Pattern 1: Always Stream
Never wait for a full completion. Users abandon requests after ~3 seconds.
// Stream from your Next.js API route
export async function POST(req: Request) {
const { prompt } = await req.json();
const stream = await openai.chat.completions.create({
model: 'gpt-4o',
messages: [{ role: 'user', content: prompt }],
stream: true,
});
const encoder = new TextEncoder();
return new Response(
new ReadableStream({
async start(controller) {
for await (const chunk of stream) {
const text = chunk.choices[0]?.delta?.content ?? '';
if (text) controller.enqueue(encoder.encode(`data: ${JSON.stringify({ text })}\n\n`));
}
controller.enqueue(encoder.encode('data: [DONE]\n\n'));
controller.close();
},
}),
{ headers: { 'Content-Type': 'text/event-stream' } }
);
}
Pattern 2: Cache Aggressively
AI calls are expensive. Cache everything you can.

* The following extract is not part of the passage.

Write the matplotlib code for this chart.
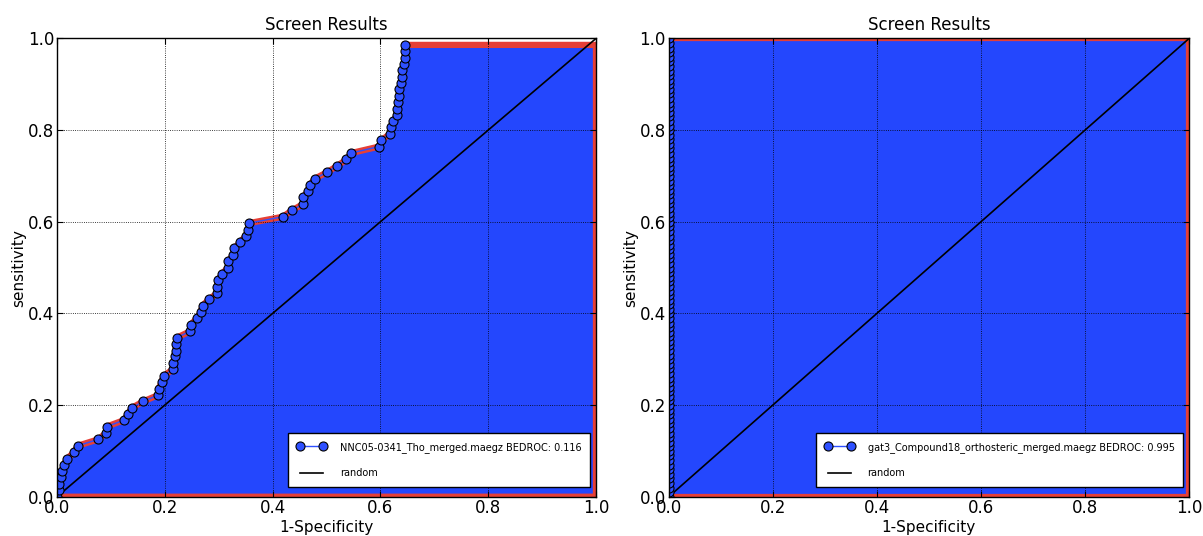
import numpy as np
import matplotlib
matplotlib.use("Agg")
import matplotlib.pyplot as plt

# left screen: ROC points (72 actives)
fpr_a = [0.000, 0.003, 0.004, 0.007, 0.009, 0.013, 0.018, 0.032, 0.038, 0.076, 0.091,
         0.092, 0.124, 0.132, 0.139, 0.160, 0.188, 0.189, 0.194, 0.198, 0.215, 0.216,
         0.218, 0.220, 0.221, 0.222, 0.247, 0.248, 0.259, 0.267, 0.270, 0.282, 0.297,
         0.297, 0.299, 0.306, 0.317, 0.318, 0.327, 0.329, 0.340, 0.350, 0.355, 0.356,
         0.419, 0.436, 0.457, 0.457, 0.465, 0.470, 0.478, 0.501, 0.520, 0.537, 0.546,
         0.597, 0.602, 0.618, 0.619, 0.624, 0.630, 0.631, 0.632, 0.634, 0.635, 0.639,
         0.641, 0.641, 0.644, 0.645, 0.646, 0.646]
tpr_a = [0.000, 0.014, 0.028, 0.042, 0.056, 0.069, 0.083, 0.097, 0.111, 0.125, 0.139,
         0.153, 0.167, 0.181, 0.194, 0.208, 0.222, 0.236, 0.250, 0.264, 0.278, 0.292,
         0.306, 0.319, 0.333, 0.347, 0.361, 0.375, 0.389, 0.403, 0.417, 0.431, 0.444,
         0.458, 0.472, 0.486, 0.500, 0.514, 0.528, 0.542, 0.556, 0.569, 0.583, 0.597,
         0.611, 0.625, 0.639, 0.653, 0.667, 0.681, 0.694, 0.708, 0.722, 0.736, 0.750,
         0.764, 0.778, 0.792, 0.806, 0.819, 0.833, 0.847, 0.861, 0.875, 0.889, 0.903,
         0.917, 0.931, 0.944, 0.958, 0.972, 0.986]
label_a = "NNC05-0341_Tho_merged.maegz BEDROC: 0.116"

# right screen: every active found before any decoy
tpr_b = [0.00, 0.01, 0.02, 0.03, 0.04, 0.05, 0.06, 0.07, 0.08, 0.09, 0.10, 0.11, 0.12,
         0.13, 0.14, 0.15, 0.16, 0.17, 0.18, 0.19, 0.20, 0.21, 0.22, 0.23, 0.24, 0.25,
         0.26, 0.27, 0.28, 0.29, 0.30, 0.31, 0.32, 0.33, 0.34, 0.35, 0.36, 0.37, 0.38,
         0.39, 0.40, 0.41, 0.42, 0.43, 0.44, 0.45, 0.46, 0.47, 0.48, 0.49, 0.50, 0.51,
         0.52, 0.53, 0.54, 0.55, 0.56, 0.57, 0.58, 0.59, 0.60, 0.61, 0.62, 0.63, 0.64,
         0.65, 0.66, 0.67, 0.68, 0.69, 0.70, 0.71, 0.72, 0.73, 0.74, 0.75, 0.76, 0.77,
         0.78, 0.79, 0.80, 0.81, 0.82, 0.83, 0.84, 0.85, 0.86, 0.87, 0.88, 0.89, 0.90,
         0.91, 0.92, 0.93, 0.94, 0.95, 0.96, 0.97, 0.98, 0.99, 1.00]
fpr_b = [0.0] * len(tpr_b)
label_b = "gat3_Compound18_orthosteric_merged.maegz BEDROC: 0.995"

ticks = [0.0, 0.2, 0.4, 0.6, 0.8, 1.0]

BLUE = '#2447fd'
MARK = '#2e50ff'
RED = '#e63f36'


def roc_panel(ax, fpr, tpr, label):
    ax.set_axisbelow(False)
    # area under the curve, closed off at fpr = 1
    xs = list(fpr) + [1.0]
    ys = list(tpr) + [tpr[-1]]
    ax.fill_between(xs, 0, ys, color=BLUE, lw=0, zorder=1)
    # red outline round the area
    ax.plot(xs + [1.0, 0.0], ys + [0.0, 0.0], color=RED, lw=4.5, zorder=1.5,
            solid_joinstyle='miter')
    ax.plot(fpr, tpr, '-o', color=MARK, lw=1, ms=6.5, mec='black', mew=0.8,
            mfc=MARK, zorder=3, label=label)
    ax.plot([0, 1], [0, 1], color='black', lw=1.2, zorder=2.6, label='random')

    ax.set_xlim(0, 1)
    ax.set_ylim(0, 1)
    ax.set_xticks(ticks)
    ax.set_yticks(ticks)
    ax.set_xticklabels(["%.1f" % t for t in ticks])
    ax.set_yticklabels(["%.1f" % t for t in ticks])
    ax.grid(True, linestyle=':', color='black', lw=0.6)
    ax.tick_params(direction='in', top=True, right=True, length=4, labelsize=12, pad=2)
    for s in ax.spines.values():
        s.set_linewidth(1.0)
        s.set_zorder(4)
    ax.set_title("Screen Results", fontsize=12, pad=6)
    ax.set_xlabel("1-Specificity", fontsize=11, labelpad=2)
    ax.set_ylabel("sensitivity", fontsize=11, labelpad=1)
    leg = ax.legend(loc='lower right', bbox_to_anchor=(0.989, 0.021),
                    fontsize=7, numpoints=2, fancybox=False,
                    framealpha=1, edgecolor='black', labelspacing=1.6,
                    handlelength=3.0, handletextpad=1.4, borderpad=0.9,
                    borderaxespad=0)
    leg.get_frame().set_linewidth(1.0)
    leg.set_zorder(5)


fig = plt.figure(figsize=(12.03, 5.36), dpi=100)
ax1 = fig.add_axes([0.0474, 0.0733, 0.448, 0.8549])
ax2 = fig.add_axes([0.5559, 0.0733, 0.4325, 0.8549])

roc_panel(ax1, fpr_a, tpr_a, label_a)
roc_panel(ax2, fpr_b, tpr_b, label_b)

fig.savefig('out.png', dpi=100)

import { Redis } from '@upstash/redis';
const redis = new Redis({ url: process.env.UPSTASH_URL!, token: process.env.UPSTASH_TOKEN! });
async function cachedCompletion(prompt: string): Promise<string> {
const key = `ai:${Buffer.from(prompt).toString('base64').slice(0, 64)}`;
const cached = await redis.get<string>(key);
if (cached) return cached;
const response = await openai.chat.completions.create({
model: 'gpt-4o-mini',
messages: [{ role: 'user', content: prompt }],
});
const result = response.choices[0].message.content ?? '';
await redis.setex(key, 3600, result); // cache for 1 hour
return result;
}
Pattern 3: Rate Limit Per User
async function checkRateLimit(userId: string): Promise<boolean> {
const key = `ratelimit:ai:${userId}`;
const requests = await redis.incr(key);
if (requests === 1) {
await redis.expire(key, 3600); // reset every hour
}
return requests <= 50; // 50 AI requests per hour
}
Pattern 4: Structured Outputs
Stop parsing free-form text. Use JSON mode.
const response = await openai.chat.completions.create({
model: 'gpt-4o',
response_format: { type: 'json_object' },
messages: [{
role: 'system',
content: 'Always respond with valid JSON matching the schema: { score: number, reason: string, tags: string[] }',
}, {
role: 'user',
content: userInput,
}],
});
const parsed = JSON.parse(response.choices[0].message.content!);
// TypeScript now knows the shape ✓
The Bottom Line
AI features are a multiplier on your product — but only if the plumbing is solid. Get streaming, caching, and rate limiting right before you ship anything to users.